Can you believe it…!?! Valentine’s day is less than one week away. I realize there is a lot of pressure on a man for this one particular holiday…after all, this is the day for lovers –who are supposed to romanticize or express their love in some endearing way. Grandeur is not necessary, however failure to make an effort to conform to societal norms can be disatorous…so heed the warning!
Most women will likely remember the worst valentine gift they received. I do. I was in a torrid relationship with the man of my dreams, who literally changed from a prince into a toad right before my eyes! Part of my disappointment surely had to do with an extreme lack of sentimental balance. I baked a heart-shaped cake, decorated with balloons, wrote poetry, created a scavenger hunt…you know..all those crazy-in-love, goo-goo ga-ga things we girls sometimes do to show our love!
My sweetheart [babycakes, honey buns] initially came home empty-handed..then suddenly remembered he did in fact have something for me…! He disappeared while retrieving my special gift. As he walked proudly through the door with one hand behind his back…[I am all smiles, because I can hardly wait]… he then hands me a single, fake, dilapidated rose that looked like it had been stored in the bottom of a gym bag. Uh Oh…
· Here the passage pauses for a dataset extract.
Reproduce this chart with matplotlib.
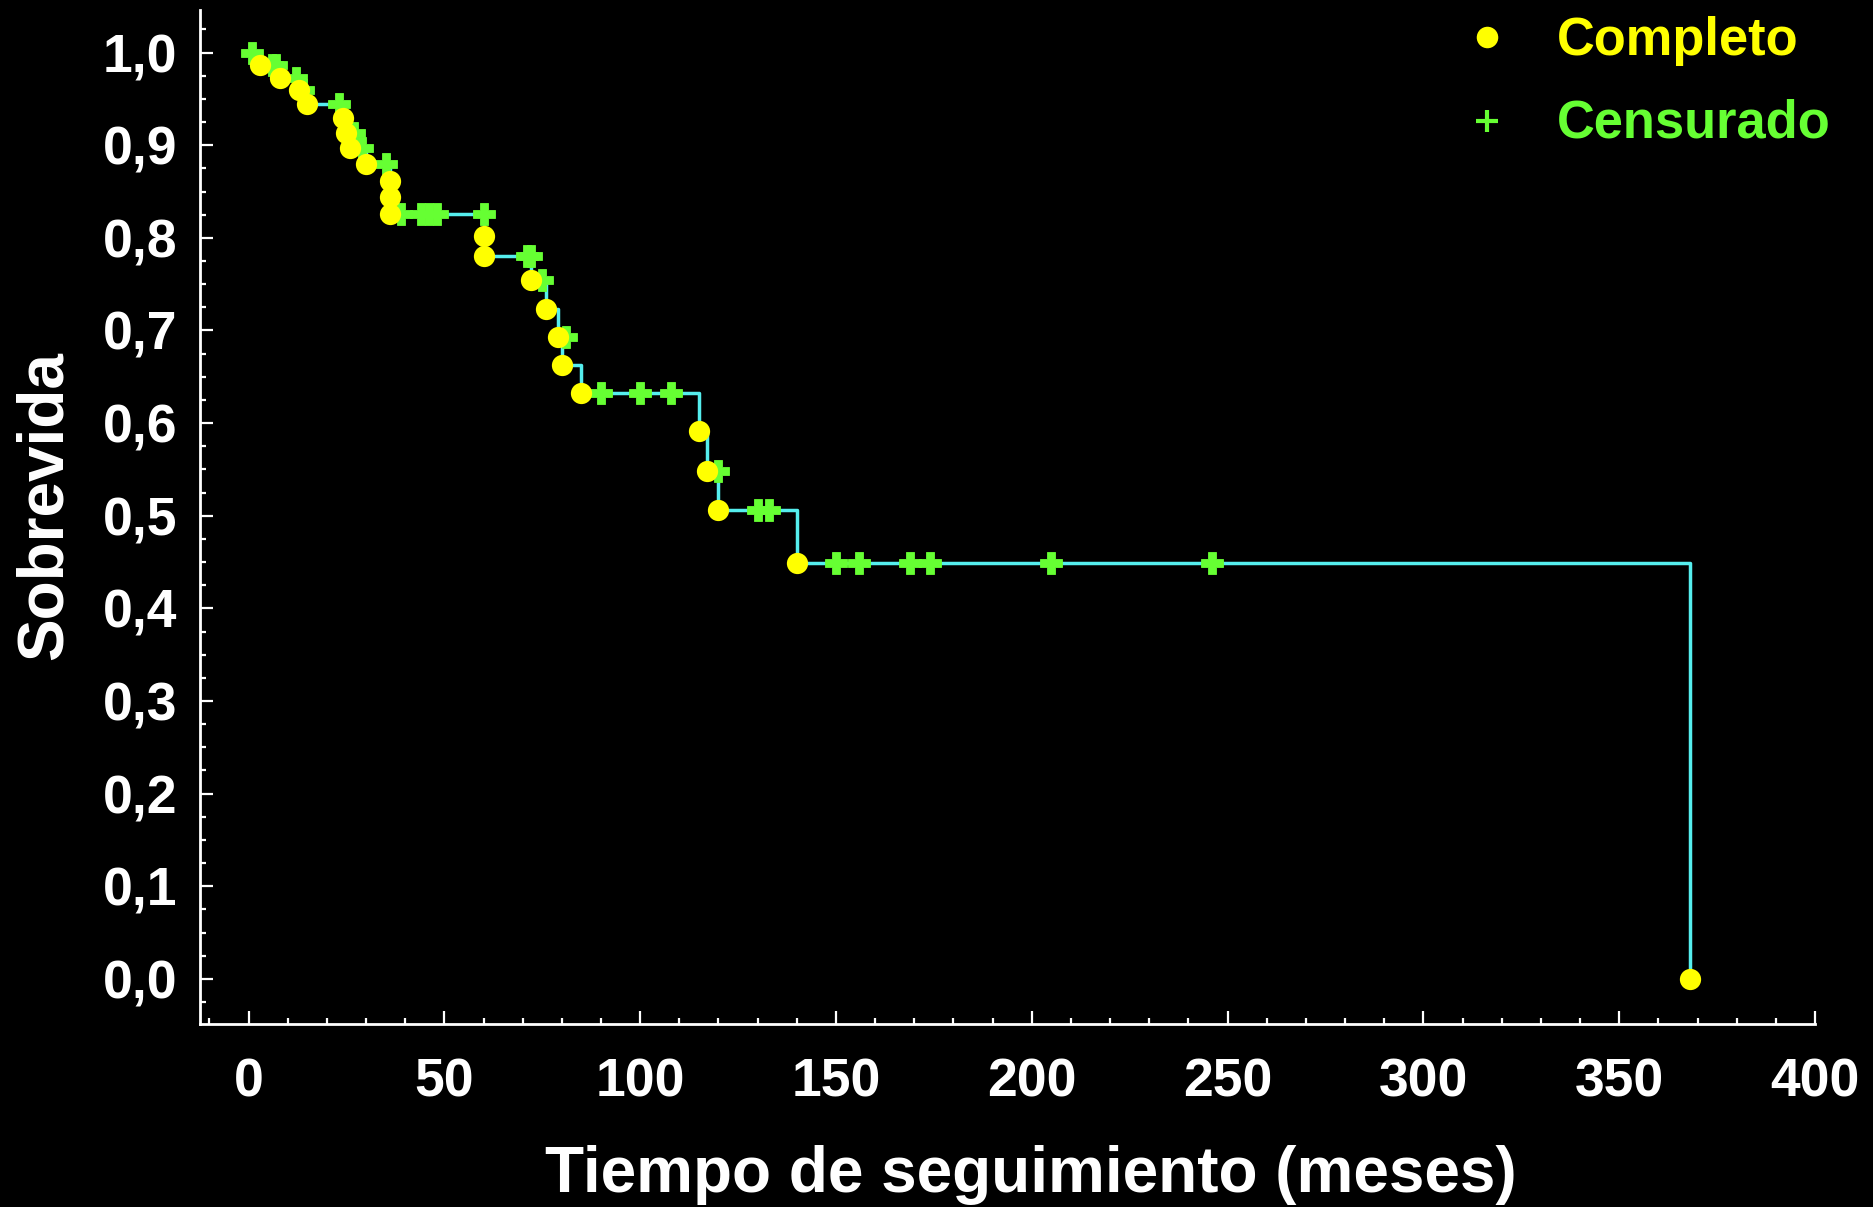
import matplotlib
matplotlib.use('Agg')
import matplotlib.pyplot as plt
from matplotlib.lines import Line2D
from matplotlib.ticker import MultipleLocator

plt.rcParams['font.family'] = ['Liberation Sans', 'DejaVu Sans']
plt.rcParams['font.weight'] = 'bold'

# Datos de la curva (eventos = Completo, censuras = Censurado)
event_t = [3, 8, 13, 15, 24, 25, 26, 30, 36, 36, 36, 60, 60, 72, 76, 79, 80, 85,
           115, 117, 120, 140, 368]
event_s = [0.987, 0.973, 0.960, 0.945, 0.929, 0.913, 0.897, 0.880, 0.861, 0.844,
           0.826, 0.802, 0.780, 0.754, 0.723, 0.693, 0.663, 0.632, 0.591, 0.548,
           0.506, 0.449, 0.000]

cens_t = [1, 6, 7, 12, 14, 23, 27, 29, 35, 39, 44, 46, 48, 60, 71, 72, 75, 81,
          90, 100, 108, 120, 130, 133, 150, 156, 169, 174, 205, 246]
cens_s = [1.000, 0.987, 0.987, 0.973, 0.960, 0.945, 0.913, 0.897, 0.880, 0.826,
          0.826, 0.826, 0.826, 0.826, 0.780, 0.780, 0.754, 0.693, 0.632, 0.632,
          0.632, 0.548, 0.506, 0.506, 0.449, 0.449, 0.449, 0.449, 0.449, 0.449]

x_ticks = [0, 50, 100, 150, 200, 250, 300, 350, 400]
y_ticks = [0.0, 0.1, 0.2, 0.3, 0.4, 0.5, 0.6, 0.7, 0.8, 0.9, 1.0]
y_tick_labels = ['0,0', '0,1', '0,2', '0,3', '0,4', '0,5', '0,6', '0,7', '0,8', '0,9', '1,0']

amarillo = '#ffff00'
verde = '#66ff33'
cian = '#55eeee'

W, H = 1874, 1207
fig = plt.figure(figsize=(W / 100, H / 100), dpi=100, facecolor='black')
ax = fig.add_axes([200 / W, 1 - 1024 / H, (1815 - 200) / W, (1024 - 10) / H])
ax.set_facecolor('black')

# curva escalonada
step_t = [0] + event_t
step_s = [1.0] + event_s
ax.plot(step_t, step_s, drawstyle='steps-post', color=cian, lw=2.5, zorder=2)

# marcadores
ax.plot(cens_t, cens_s, ls='', marker='P', ms=16, color=verde,
        markeredgecolor=verde, mew=0.6, zorder=3)
ax.plot(event_t, event_s, ls='', marker='o', ms=15.3, color=amarillo, mew=0, zorder=4)

ax.set_xlim(-12.4, 400)
ax.set_ylim(-0.0487, 1.046)

ax.set_xticks(x_ticks)
ax.set_xticklabels([str(v) for v in x_ticks])
ax.xaxis.set_minor_locator(MultipleLocator(10))
ax.set_yticks(y_ticks)
ax.set_yticklabels(y_tick_labels)
ax.yaxis.set_minor_locator(MultipleLocator(0.025))

for s in ['top', 'right']:
    ax.spines[s].set_visible(False)
for s in ['left', 'bottom']:
    ax.spines[s].set_color('white')
    ax.spines[s].set_linewidth(2)

ax.tick_params(axis='both', which='both', direction='in', colors='white', width=1.6)
ax.tick_params(axis='both', which='major', length=9.5, labelsize=38.5)
ax.tick_params(axis='both', which='minor', length=4.5)
ax.tick_params(axis='x', which='major', pad=24)
ax.tick_params(axis='y', which='major', pad=16.5)
for lab in ax.get_xticklabels() + ax.get_yticklabels():
    lab.set_fontweight('bold')

# títulos de ejes
fig.text(1031 / W, 1 - 1191.7 / H, 'Tiempo de seguimiento (meses)', color='white',
         fontsize=46, fontweight='bold', ha='center', va='baseline')
fig.text(62 / W, 1 - 506 / H, 'Sobrevida', color='white', fontsize=46,
         fontweight='bold', rotation=90, rotation_mode='anchor',
         ha='center', va='baseline')

# leyenda
fig.add_artist(Line2D([1486.7 / W], [1 - 36.7 / H], marker='o', ms=15.5, color=amarillo,
                      mew=0, ls='', transform=fig.transFigure))
fig.add_artist(Line2D([1486.7 / W], [1 - 120.7 / H], marker='+', ms=16, color=verde,
                      mew=3, ls='', transform=fig.transFigure))
fig.text(1557 / W, 1 - 55 / H, 'Completo', color=amarillo, fontsize=37.8,
         fontweight='bold', ha='left', va='baseline')
fig.text(1557 / W, 1 - 138 / H, 'Censurado', color=verde, fontsize=37.8,
         fontweight='bold', ha='left', va='baseline')

fig.savefig('out.png', dpi=100, facecolor='black')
Needless to say my whole entire romantic world collapsed around me. In the blink of an eye, my Fabio, god of romance was replaced by a heartless tin man, and I became a fire-breathing dragon! Yes, one artificial ramshackled rose became the poster child of the worst gift idea ever, and the catalyst of relationship failure. I have never really thought about the symbolism until now…(fake and dilapidated flower) in some way must have mirrored the status of our relationship. To this very day I hate fake flowers and I feel I may have been scarred for life. Sound melodramatic? Well, maybe…but show me a girl who isn’t.
So to all the guys out there thinking about skipping this [lame and possibly over-rated] love fest of a day…don’t do it! Save yourself the backlash and possible night on the couch. You do not have to spend a gazillion dollars, write and sing her a song, nor spend months planning. Something small and simple that reflects her personality will surely put a smile on her face. Of course, her favorite flowers in her favorite color are always an option…as long as they are fresh -and real!